Big break: China will dominate snooker within 15 years, says governing body chairman Barry Hearn
Ding Junhui is currently the highest-ranked Chinese player at number 17.
World Snooker chief Barry Hearn believes the top 16 players in the world rankings will be half-filled by Chinese cueists within 15 years.
The chairman of the governing body made his claim during an interview with BBC World Service Sport against the backdrop of the ongoing 2016 World Championship at the Crucible Theatre in Sheffield.
“Over the next 10-15 years, China will dominate most sports. The government are pouring money in,” said Hearn, who has been World Snooker’s head for the last six years.
“Do I want to see the top 16 players all Chinese players? Do you want to see a draw between all Chinese players? The system is there, if they are good enough, to do exactly that.”
The Chinese number one is Ding Junhui, who is currently ranked 17 in the world after enduring a difficult season.
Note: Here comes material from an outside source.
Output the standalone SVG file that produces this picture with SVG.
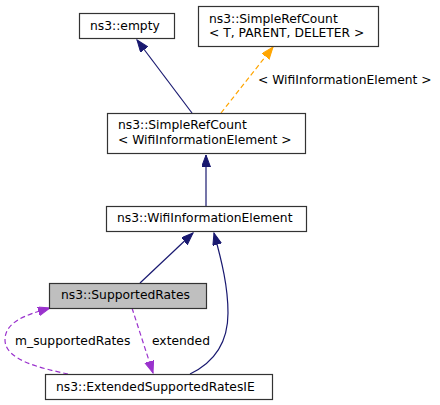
<svg xmlns="http://www.w3.org/2000/svg" width="440" height="405" viewBox="0 0 440 405">
<defs>
<style>
.box{fill:#ffffff;stroke:#333333;stroke-width:1.2}
.cur{fill:#bfbfbf;stroke:#333333;stroke-width:1.2}
text{font-family:"DejaVu Sans","Noto Sans",sans-serif;font-size:12.3px;fill:#000000}
.navy{fill:none;stroke:#191970;stroke-width:1.2}
.orange{fill:none;stroke:#ffa500;stroke-width:1.2;stroke-dasharray:5,3}
.purple{fill:none;stroke:#9a32cd;stroke-width:1.2;stroke-dasharray:5,3}
</style>
<marker id="hn" markerUnits="userSpaceOnUse" markerWidth="14" markerHeight="11" refX="12" refY="4.5" orient="auto"><path d="M0,0 L12,4.5 L0,9 z" fill="#191970" stroke="#191970"/></marker>
<marker id="ho" markerUnits="userSpaceOnUse" markerWidth="14" markerHeight="11" refX="12" refY="4.5" orient="auto"><path d="M0,0 L12,4.5 L0,9 z" fill="#ffa500" stroke="#ffa500"/></marker>
<marker id="hp" markerUnits="userSpaceOnUse" markerWidth="14" markerHeight="11" refX="12" refY="4.5" orient="auto"><path d="M0,0 L12,4.5 L0,9 z" fill="#9a32cd" stroke="#9a32cd"/></marker>
</defs>
<rect width="440" height="405" fill="#ffffff"/>
<g id="connectors">
<path class="navy" d="M192,113 L137,40" marker-end="url(#hn)"/>
<path class="orange" d="M221,113 L273,47" marker-end="url(#ho)"/>
<text x="258" y="83.5">&lt; WifiInformationElement &gt;</text>
<path class="navy" d="M206,206 L206,155" marker-end="url(#hn)"/>
<path class="navy" d="M140,283 L193,233" marker-end="url(#hn)"/>
<path class="navy" d="M190,374 C215,362 228,343 228,313 C228,287 222,262 214,233" marker-end="url(#hn)"/>
<path class="purple" d="M132,308 L153,373" marker-end="url(#hp)"/>
<text x="152" y="345">extended</text>
<path class="purple" d="M68,374 C40,368 5,360 5,340 C5,322 25,315 50,308" marker-end="url(#hp)"/>
<text x="15" y="345">m_supportedRates</text>
</g>
<g id="node-empty">
<rect class="box" x="79.5" y="13.5" width="95" height="25"/>
<text x="90" y="30">ns3::empty</text>
</g>
<g id="node-simplerefcount-t">
<rect class="box" x="198.5" y="6.5" width="180" height="40"/>
<text x="209" y="23">ns3::SimpleRefCount</text>
<text x="209" y="37">&lt; T, PARENT, DELETER &gt;</text>
</g>
<g id="node-simplerefcount-wifi">
<rect class="box" x="107.5" y="113.5" width="198" height="40"/>
<text x="118" y="129">ns3::SimpleRefCount</text>
<text x="118" y="143.5">&lt; WifiInformationElement &gt;</text>
</g>
<g id="node-wifiinformationelement">
<rect class="box" x="106.5" y="206.5" width="200" height="25"/>
<text x="117" y="221.5">ns3::WifiInformationElement</text>
</g>
<g id="node-supportedrates">
<rect class="cur" x="49.5" y="283.5" width="157" height="25"/>
<text x="61" y="299">ns3::SupportedRates</text>
</g>
<g id="node-extendedsupportedratesie">
<rect class="box" x="45.5" y="374.5" width="227" height="25"/>
<text x="56" y="390.5">ns3::ExtendedSupportedRatesIE</text>
</g>
</svg>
He was forced to progress through three stages of qualifiers in order to make the first round proper of the world championship.
Ding, 29, yesterday held off a gutsy late fightback from his first round opponent Martin Gould to progress to round two where he will face either Englishman Judd Trump or fellow Chinese Liang Wenbo on Sunday.
Ding is the most successful Asian player of all time having won no fewer than 11 ranking tournaments during his career.
“It is inevitable one day [that Ding Junhui will win the World Championship],” Hearn said.
“He hasn’t had the best of seasons but that may make him the most dangerous player in the field – he has no pressure.
“If Ding happens to win it, it will be a big boost to the game in China and bring in the start of an era with more and more Chinese players.
Snooker’s governing body has identified the Asian market as its strongest potential source of revenue and has stepped up its charm offensive in the region in recent years.
The Shanghai Masters and China Open are two of just nine ranking tournaments on the snooker calendar.
The body provided support for a number of promising Chinese youngsters, including Ding Junhui, to continue their development in Sheffield, England, as well as establishing a number of exhibition events across China in recent years.
Earlier this month, Hong Kong’s 2015 world champion Ng On-yee became the first Asian female to be invited to compete in the qualifying stages of the men’s World Championship. She was eliminated in the opening round of qualifiers.